Written request
Leaving out every picture, copy the lines of the data exactly, from the first through the line containing "from matplotlib.patches import Rectangle".

Data segment
◆ ◆ ◆ ◆ ◆

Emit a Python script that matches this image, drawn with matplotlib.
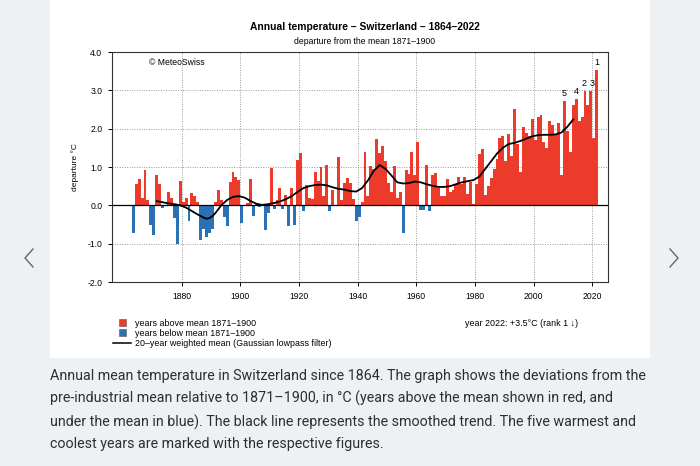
import numpy as np
import matplotlib
matplotlib.use("Agg")
import matplotlib.pyplot as plt
from matplotlib.lines import Line2D
from matplotlib.patches import Rectangle

# Annual temperature departures (deg C) from the 1871-1900 mean, Switzerland
years = list(range(1864, 2023))
anomaly = [
    -0.72, 0.55, 0.70, 0.18, 0.93, 0.15, -0.50, -0.78, 0.80, 0.55,    # 1864-1873
    -0.07, 0.02, 0.35, 0.19, -0.33, -1.02, 0.63, 0.10, 0.20, -0.41,   # 1874-1883
    0.33, 0.25, 0.10, -0.91, -0.63, -0.83, -0.72, -0.63, 0.08, 0.40,  # 1884-1893
    0.15, -0.30, -0.55, 0.60, 0.88, 0.75, 0.65, -0.46, 0.02, 0.05,    # 1894-1903
    0.70, -0.29, 0.05, -0.05, -0.03, -0.65, -0.19, 0.98, -0.10, 0.15, # 1904-1913
    0.44, -0.10, 0.26, -0.55, 0.46, -0.50, 1.19, 1.36, -0.16, 0.54,   # 1914-1923
    0.20, 0.16, 0.87, 0.63, 1.00, 0.24, 1.04, -0.16, 0.41, -0.03,     # 1924-1933
    1.26, 0.15, 0.58, 0.72, 0.58, 0.17, -0.40, -0.30, 0.10, 1.38,     # 1934-1943
    0.25, 1.03, 0.95, 1.72, 1.36, 1.55, 1.15, 0.59, 0.35, 1.02,       # 1944-1953
    0.20, 0.35, -0.72, 0.93, 0.82, 1.40, 0.80, 1.64, -0.13, -0.13,    # 1954-1963
    1.06, -0.15, 0.78, 0.84, 0.45, 0.25, 0.25, 0.70, 0.35, 0.40,      # 1964-1973
    0.55, 0.75, 0.55, 0.75, 0.30, 0.60, 0.03, 0.55, 1.34, 1.47,       # 1974-1983
    0.26, 0.50, 0.72, 0.95, 1.20, 1.75, 1.80, 1.15, 1.85, 1.30,       # 1984-1993
    2.52, 1.60, 0.88, 2.05, 1.90, 1.80, 2.25, 1.70, 2.30, 2.35,       # 1994-2003
    1.65, 1.50, 2.20, 2.10, 1.85, 2.15, 0.80, 2.72, 1.93, 1.39,       # 2004-2013
    2.61, 2.78, 2.19, 2.30, 2.98, 2.61, 2.98, 1.76, 3.54,             # 2014-2022
]

# 20-year Gaussian lowpass curve
trend_years = [1872, 1874, 1876, 1878, 1880, 1882, 1884, 1886, 1888, 1889, 1890,
               1891, 1892, 1894, 1896, 1898, 1900, 1902, 1904, 1906, 1908, 1910,
               1912, 1914, 1916, 1918, 1920, 1922, 1924, 1926, 1928, 1930, 1932,
               1934, 1936, 1938, 1940, 1942, 1944, 1946, 1948, 1950, 1952, 1954,
               1956, 1958, 1960, 1962, 1964, 1966, 1968, 1970, 1972, 1974, 1976,
               1978, 1980, 1982, 1984, 1986, 1988, 1990, 1992, 1994, 1996, 1998,
               2000, 2002, 2004, 2006, 2008, 2010, 2012, 2014]
trend = [0.11, 0.08, 0.05, 0.03, 0.00, -0.06, -0.15, -0.24, -0.32, -0.35, -0.33,
         -0.28, -0.20, 0.00, 0.14, 0.22, 0.24, 0.20, 0.11, 0.04, 0.01, 0.03,
         0.06, 0.10, 0.16, 0.24, 0.35, 0.45, 0.50, 0.53, 0.54, 0.52, 0.47,
         0.43, 0.41, 0.37, 0.36, 0.45, 0.65, 0.90, 1.05, 0.95, 0.78, 0.60,
         0.57, 0.58, 0.62, 0.60, 0.55, 0.51, 0.48, 0.48, 0.50, 0.55, 0.60,
         0.63, 0.66, 0.75, 0.95, 1.15, 1.35, 1.50, 1.60, 1.63, 1.68, 1.74,
         1.80, 1.83, 1.84, 1.84, 1.85, 1.90, 2.05, 2.24]

rank_years = [2022, 2018, 2020, 2015, 2011]
rank_labels = ['1', '2', '3', '4', '5']

red = '#ec3a2b'
blue = '#2a72b5'
bg = '#eef1f4'

fig = plt.figure(figsize=(7, 4.66), dpi=100, facecolor=bg)

# white card behind the graphic
fig.patches.append(Rectangle((50 / 700, 1 - 358 / 466), 600 / 700, 358 / 466,
                             transform=fig.transFigure, facecolor='white',
                             edgecolor='none', zorder=-5))

ax = fig.add_axes([112 / 700, 1 - 282 / 466, 496 / 700, 230 / 466])
ax.set_facecolor('white')

vals = np.array(anomaly)
colors = [red if v >= 0 else blue for v in vals]
ax.bar(years, vals, width=-1.0, align='edge', color=colors, linewidth=0, zorder=2)

ax.plot(np.array(trend_years) - 0.5, trend, color='black', lw=1.3, zorder=4)
ax.axhline(0, color='black', lw=0.9, zorder=3)

for yr, lab in zip(rank_years, rank_labels):
    v = vals[years.index(yr)]
    dx = -0.3 if lab == '2' else (0.3 if lab == '3' else 0)
    ax.text(yr - 0.5 + dx, v + 0.08, lab, ha='center', va='bottom', fontsize=6.5,
            family='Liberation Sans', zorder=5)

ax.set_xlim(1856.24, 2025.35)
ax.set_ylim(-2.0, 4.0)
ax.set_xticks(range(1880, 2021, 20))
ax.set_yticks(np.arange(-2, 4.1, 1))
ax.set_yticklabels(['%.1f' % t for t in np.arange(-2, 4.1, 1)])
ax.grid(True, color='#9a9a9a', linestyle=(0, (1, 1.5)), linewidth=0.7, zorder=1)
ax.tick_params(labelsize=6.2, length=3, width=0.7, pad=4)
for lab in ax.get_xticklabels() + ax.get_yticklabels():
    lab.set_family('Liberation Sans')
for sp in ax.spines.values():
    sp.set_linewidth(0.8)
    sp.set_color('#333333')
ax.set_ylabel('departure °C', fontsize=6, family='Liberation Sans', labelpad=6)

ax.text(0.075, 0.955, '© MeteoSwiss', transform=ax.transAxes, fontsize=6.2,
        family='Liberation Sans', va='center')

fig.text(365 / 700, 1 - 27 / 466, 'Annual temperature – Switzerland – 1864–2022',
         ha='center', va='center', fontsize=7.4, fontweight='bold', family='Liberation Sans')
fig.text(365 / 700, 1 - 41 / 466, 'departure from the mean 1871–1900',
         ha='center', va='center', fontsize=6.2, family='Liberation Sans')

# legend
fig.patches.append(Rectangle((119 / 700, 1 - 326 / 466), 7 / 700, 7 / 466,
                             transform=fig.transFigure, facecolor=red,
                             edgecolor='#555555', linewidth=0.4))
fig.patches.append(Rectangle((119 / 700, 1 - 336 / 466), 7 / 700, 7 / 466,
                             transform=fig.transFigure, facecolor=blue,
                             edgecolor='#555555', linewidth=0.4))
fig.lines.append(Line2D([113 / 700, 131 / 700], [1 - 343 / 466, 1 - 343 / 466],
                        transform=fig.transFigure, color='black', lw=1.1))
leg_font = dict(fontsize=6.4, family='Liberation Sans', va='center')
fig.text(135 / 700, 1 - 323 / 466, 'years above mean 1871–1900', **leg_font)
fig.text(135 / 700, 1 - 333 / 466, 'years below mean 1871–1900', **leg_font)
fig.text(135 / 700, 1 - 343 / 466, '20–year weighted mean (Gaussian lowpass filter)', **leg_font)
fig.text(465 / 700, 1 - 323 / 466, 'year 2022: +3.5°C (rank 1 ↓)', fontsize=6.4,
         family=['Liberation Sans', 'DejaVu Sans'], va='center')

# page navigation arrows
for x0, sgn in [(33, -1), (670, 1)]:
    fig.lines.append(Line2D([x0 / 700, (x0 + 8 * sgn) / 700, x0 / 700],
                            [1 - 249 / 466, 1 - 258 / 466, 1 - 267 / 466],
                            transform=fig.transFigure, color='#666666', lw=1.0))

caption = ("Annual mean temperature in Switzerland since 1864. The graph shows the deviations from the\n"
           "pre-industrial mean relative to 1871–1900, in °C (years above the mean shown in red, and\n"
           "under the mean in blue). The black line represents the smoothed trend. The five warmest and\n"
           "coolest years are marked with the respective figures.")
fig.text(50 / 700, 1 - 369 / 466, caption, ha='left', va='top', fontsize=10.3,
         family='Roboto', color='#2e2e2e', linespacing=1.68)

fig.savefig('out.png', dpi=100, facecolor=bg)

◆ ◆ ◆ ◆ ◆

Written response
Emit a Python script that matches this image, drawn with matplotlib.
import numpy as np
import matplotlib
matplotlib.use("Agg")
import matplotlib.pyplot as plt
from matplotlib.lines import Line2D
from matplotlib.patches import Rectangle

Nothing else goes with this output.